The Sabbath: Part 1
Have you ever felt like you were on a treadmill that wouldn’t stop? My last few weeks have felt that way. It starts with Monday at the office, lunch appointments, mid-week worship/choir rehearsal, an important dinner appointment, coffee, someone’s having another party, a writing session, rehearsal before two morning services, two morning services and it’s already Monday again. Where do we possibly find the time to experience a Sabbath? George MacDonald, in The Musician’s Quest says, “It is our best work that he wants, not the dregs of our exhaustion. So many seem ambitious to kill themselves in the service of the Savior – and as quickly as possible”. Have you been there done that? Are you there now? Read a little excerpt from Lea Collins’ entry in the Perspectives on Worship collection:
In western cultures we are fighting an epidemic called burnout which is caused by too much stress unalleviated for too long. Burnout causes emotional and mental problems (such as depression) as well as physical sickness. If left unchecked, burnout does more than just ruin the quality of life. It can actually kill you. In Japan they have a word for it: karoshi – death from overwork.

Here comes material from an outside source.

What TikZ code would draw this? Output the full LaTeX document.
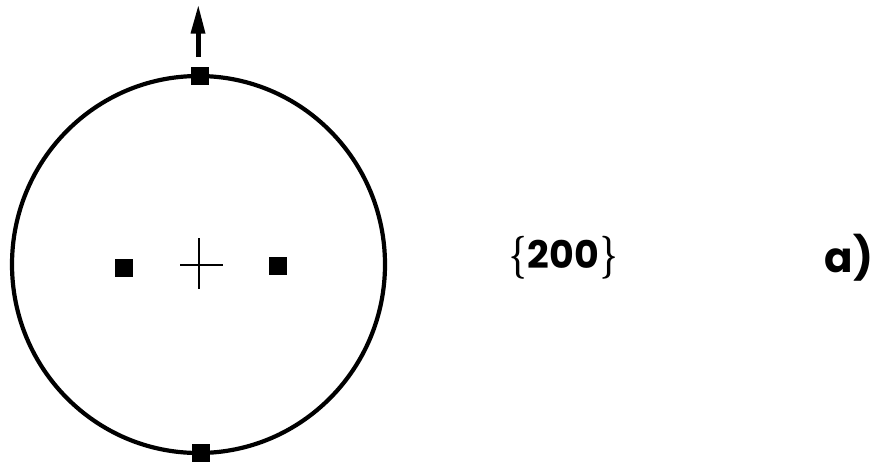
\documentclass[tikz,border=0pt]{standalone}
\usepackage{graphicx}
\usepackage{fontspec}
\setmainfont{Poppins}
\usetikzlibrary{arrows.meta}
\newcommand{\bracel}{\scalebox{3.0}[4.3]{\boldmath$\{$}}
\newcommand{\bracer}{\scalebox{3.0}[4.3]{\boldmath$\}$}}
\newcommand{\lbltext}{\bracel\hspace{1pt}{\fontsize{38}{38}\selectfont\bfseries 200}\hspace{1pt}\bracer}
\begin{document}
\begin{tikzpicture}[x=1pt,y=-1pt,
  spot/.style={fill=black,draw=none,minimum size=17.5pt,inner sep=0pt,outer sep=0pt,rectangle},
  ring/.style={line width=4.2pt},
  crossline/.style={line width=1.8pt}]
\useasboundingbox (0,0) rectangle (879,467);
\draw[ring] (198.5,264.5) ellipse [x radius=186.5, y radius=188.5];
\node[spot] (top) at (200,76) {};
\node[spot] (bot) at (201,453) {};
\node[spot] (left) at (124,268) {};
\node[spot] (right) at (278,266) {};
\coordinate (c) at (199,265);
\draw[crossline] (180,265) -- (223,265);
\draw[crossline] (199,238) -- (199,289);
\coordinate (tip) at (198.3,6);
\coordinate (base) at (198.3,57);
\draw[line width=5pt] (base) -- (198.3,30);
\fill (tip) -- (205.5,33.5) -- (190.5,33.5) -- cycle;
\node[inner sep=0pt, anchor=base] (lbl) at (563.5,268) {\lbltext};
\node[font=\fontsize{42}{42}\selectfont\bfseries, inner sep=0pt] (a) at (849,258) {a)};
\end{tikzpicture}
\end{document}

In the U.S., more than 1,500 pastors leave the ministry each month citing pastoral burnout as one of the major reasons. The primary reason burnout happens is the lack of its number one cure: REST.
The Bible mentions “rest” 469 times. In contrast, “worship” appears only 250 times and “praise” 326 times. Rest is extremely important to God. So important, in fact, that He made a law about it: remember (observe) the Sabbath.

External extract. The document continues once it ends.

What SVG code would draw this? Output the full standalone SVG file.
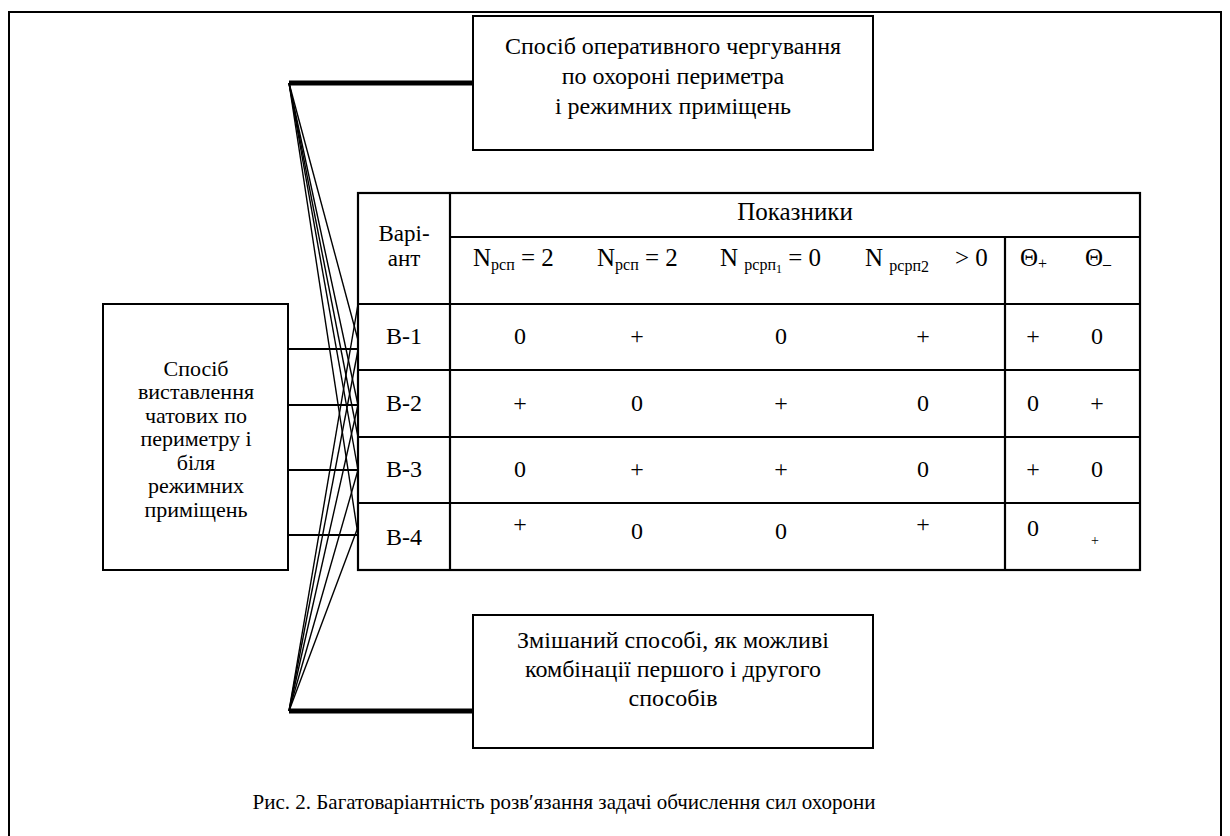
<svg xmlns="http://www.w3.org/2000/svg" width="1230" height="836" viewBox="0 0 1230 836" font-family="'Liberation Serif', 'Times New Roman', serif">
<style>
text{font-family:'Liberation Serif','Times New Roman',serif;fill:#000}
.t{font-size:24px}
.n{font-size:25px}
.l{font-size:22px}
.v{font-size:23px}
.c{text-anchor:middle}
.sub{font-size:16px}
.box{fill:#fff;stroke:#000;stroke-width:2}
.grid{stroke:#000;stroke-width:2.2;fill:none}
.fan{stroke:#000;stroke-width:1.4;fill:none}
.thick{stroke:#000;stroke-width:5;fill:none}
.h{stroke:#000;stroke-width:2;fill:none}
</style>
<rect x="9" y="12" width="1212" height="830" fill="none" stroke="#000" stroke-width="2"/>
<g id="connectors">
<line class="thick" x1="289" y1="83" x2="473" y2="83"/>
<line class="thick" x1="289" y1="711" x2="473" y2="711"/>
<line class="fan" x1="289" y1="83" x2="358" y2="340"/>
<line class="fan" x1="289" y1="83" x2="358" y2="405"/>
<line class="fan" x1="289" y1="83" x2="358" y2="437"/>
<line class="fan" x1="289" y1="83" x2="358" y2="470"/>
<line class="fan" x1="289" y1="83" x2="358" y2="535"/>
<line class="fan" x1="289" y1="711" x2="358" y2="304"/>
<line class="fan" x1="289" y1="711" x2="358" y2="350"/>
<line class="fan" x1="289" y1="711" x2="358" y2="405"/>
<line class="fan" x1="289" y1="711" x2="358" y2="470"/>
<line class="fan" x1="289" y1="711" x2="358" y2="527"/>
<line class="h" x1="289" y1="349" x2="358" y2="349"/>
<line class="h" x1="289" y1="405" x2="358" y2="405"/>
<line class="h" x1="289" y1="470" x2="358" y2="470"/>
<line class="h" x1="289" y1="535" x2="358" y2="535"/>
</g>
<g id="node-top">
<rect class="box" x="473" y="16" width="400" height="134"/>
<text class="t c" x="673" y="54">Спосіб оперативного чергування</text>
<text class="t c" x="673" y="84">по охороні периметра</text>
<text class="t c" x="673" y="114">і режимних приміщень</text>
</g>
<g id="node-bottom">
<rect class="box" x="473" y="615" width="400" height="133"/>
<text class="t c" x="673" y="648">Змішаний способі, як можливі</text>
<text class="t c" x="673" y="677">комбінації першого і другого</text>
<text class="t c" x="673" y="706">способів</text>
</g>
<g id="node-left">
<rect class="box" x="103" y="304" width="185" height="266"/>
<text class="l c" x="196" y="375.5">Спосіб</text>
<text class="l c" x="196" y="399">виставлення</text>
<text class="l c" x="196" y="422.5">чатових по</text>
<text class="l c" x="196" y="446">периметру і</text>
<text class="l c" x="196" y="469.5">біля</text>
<text class="l c" x="196" y="493">режимних</text>
<text class="l c" x="196" y="516.5">приміщень</text>
</g>
<g id="node-table">
<rect class="grid" x="358" y="193" width="782" height="377"/>
<line class="grid" x1="450" y1="193" x2="450" y2="570"/>
<line class="grid" x1="450" y1="237" x2="1140" y2="237"/>
<line class="grid" x1="1005" y1="237" x2="1005" y2="570"/>
<line class="grid" x1="358" y1="304" x2="1140" y2="304"/>
<line class="grid" x1="358" y1="370" x2="1140" y2="370"/>
<line class="grid" x1="358" y1="437" x2="1140" y2="437"/>
<line class="grid" x1="358" y1="503" x2="1140" y2="503"/>
<text class="c" font-size="25" x="795" y="220">Показники</text>
<text class="v c" x="404" y="241">Варі-</text>
<text class="v c" x="404" y="266">ант</text>
<text class="n" x="473" y="266">N<tspan class="sub" dy="4">рсп</tspan><tspan dy="-4"> = 2</tspan></text>
<text class="n" x="597" y="266">N<tspan class="sub" dy="4">рсп</tspan><tspan dy="-4"> = 2</tspan></text>
<text class="n" x="720" y="266">N <tspan class="sub" dy="4">рсрп</tspan><tspan font-size="12" dy="3">1</tspan><tspan dy="-7"> = 0</tspan></text>
<text class="n" x="865" y="266">N <tspan class="sub" dy="5">рсрп</tspan><tspan class="sub" dy="1">2</tspan><tspan dy="-6" x="955">&gt; 0</tspan></text>
<text class="n" x="1020" y="266">Θ<tspan class="sub" dy="3">+</tspan></text>
<text class="n" x="1085" y="266">Θ<tspan class="sub" dy="3">–</tspan></text>
<text class="t c" x="404" y="344">В-1</text>
<text class="t c" x="404" y="411">В-2</text>
<text class="t c" x="404" y="477">В-3</text>
<text class="t c" x="404" y="545">В-4</text>
<text class="t c" x="520" y="344">0</text><text class="t c" x="637" y="344">+</text><text class="t c" x="781" y="344">0</text><text class="t c" x="923" y="344">+</text><text class="t c" x="1033" y="344">+</text><text class="t c" x="1097" y="344">0</text>
<text class="t c" x="520" y="411">+</text><text class="t c" x="637" y="411">0</text><text class="t c" x="781" y="411">+</text><text class="t c" x="923" y="411">0</text><text class="t c" x="1033" y="411">0</text><text class="t c" x="1097" y="411">+</text>
<text class="t c" x="520" y="477">0</text><text class="t c" x="637" y="477">+</text><text class="t c" x="781" y="477">+</text><text class="t c" x="923" y="477">0</text><text class="t c" x="1033" y="477">+</text><text class="t c" x="1097" y="477">0</text>
<text class="t c" x="520" y="532">+</text><text class="t c" x="637" y="539">0</text><text class="t c" x="781" y="539">0</text><text class="t c" x="923" y="532">+</text><text class="t c" x="1033" y="536">0</text><text class="c" font-size="14" x="1095" y="545">+</text>
</g>
<text font-size="21" class="c" x="564" y="809">Рис. 2. Багатоваріантність розв′язання задачі обчислення сил охорони</text>
</svg>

The word “Sabbath” means “to cease,” “to end,” and “to rest.” When God instituted the Sabbath in Jewish culture, it was a completely unprecedented social concept. This weekly day off remained an exclusively Jewish “holiday” until the Reformation when Western Europe rebuilt itself with the Ten Commandments as the basis for society and law. Following this tradition, most of us now have two days off each week – Saturday and Sunday. Saturday is usually consumed with the errands and house work we don’t have time for during the week. And for those of us involved in any kind of ministry, whether full time or as a volunteer, Sunday is anything but a day of rest. If we’re lucky, rest is penciled in for a week of summer vacation each year. Seven days a year is a far cry from the fifty-two God intended. No wonder we’re all burned out!